Yomguithereal / clj-fuzzy

A handy collection of algorithms dealing with fuzzy strings and phonetics.
http://yomguithereal.github.io/clj-fuzzy/
MIT License
261 stars 27 forks source link

Jaro-Winkler returns unexpected values for two nil inputs #43

Open mhuerster opened 7 years ago

mhuerster commented 7 years ago

Is this intended behavior?

user=> (require '[clj-fuzzy.jaro-winkler])
nil
user=> (clj-fuzzy.jaro-winkler/jaro-winkler nil nil)
0.4
Yomguithereal commented 7 years ago

Hello @mhuerster. I guess it's not. Do you think it should throw or do you think it should return 1? Broadly speaking, should nil be considered as an empty string or should we refuse to take it as a valid argument?

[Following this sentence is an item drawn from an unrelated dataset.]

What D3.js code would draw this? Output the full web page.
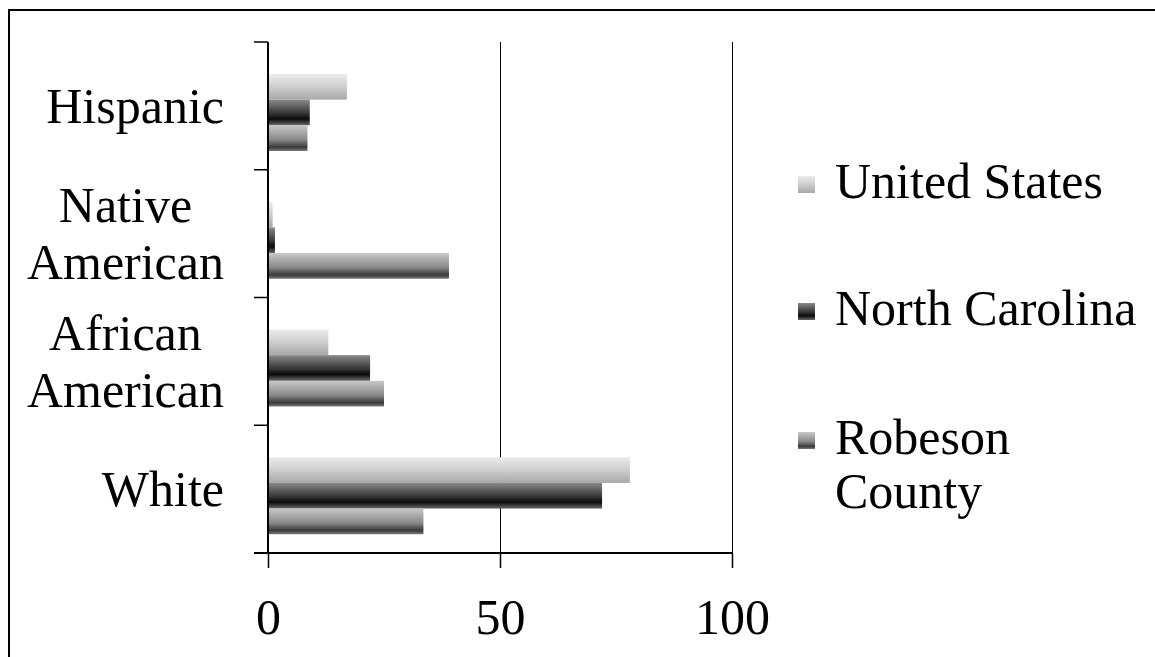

mhuerster commented 7 years ago

Thanks for responding, @Yomguithereal. I think either of those is reasonable. As a user, I'd expect consistency with the other functions exposed in clj-fuzzy.metrics, most (though not all) of which seem to treat nil as the empty string:

(use '[clj-fuzzy.metrics])
(levenshtein nil nil) ; => 0
(levenshtein "" "")   ; => 0

(dice nil nil) ; => 1.0
(dice "" "")   ; => 1.0

(sorensen nil nil) ; => 1.0
(sorensen "" "")   ; => 1.0

(mra-comparison nil nil) ; => NullPointerException
(mra-comparison "" "")   ; => {:minimum 5, :similarity 6, :codex ["" ""], :match true}

(jaccard nil nil) ; => ArithmeticException Divide by zero
(jaccard "" "")   ; => ArithmeticException Divide by zero

(hamming nil nil)  ; => 0
(hamming "" "")    ; => 0

(jaro nil nil) ; => 0
(jaro "" "")   ; => 0

(tversky nil nil) ; => ArithmeticException Divide by zero
(tversky "" "")   ; => ArithmeticException Divide by zero
Yomguithereal commented 7 years ago

Consistency would be good indeed. I don't have much time right now to dedicate to this issue but I'll gladly accept a pull request.

mhuerster commented 7 years ago

Great, thanks! I'll take a stab at it if I have some free time this/next week.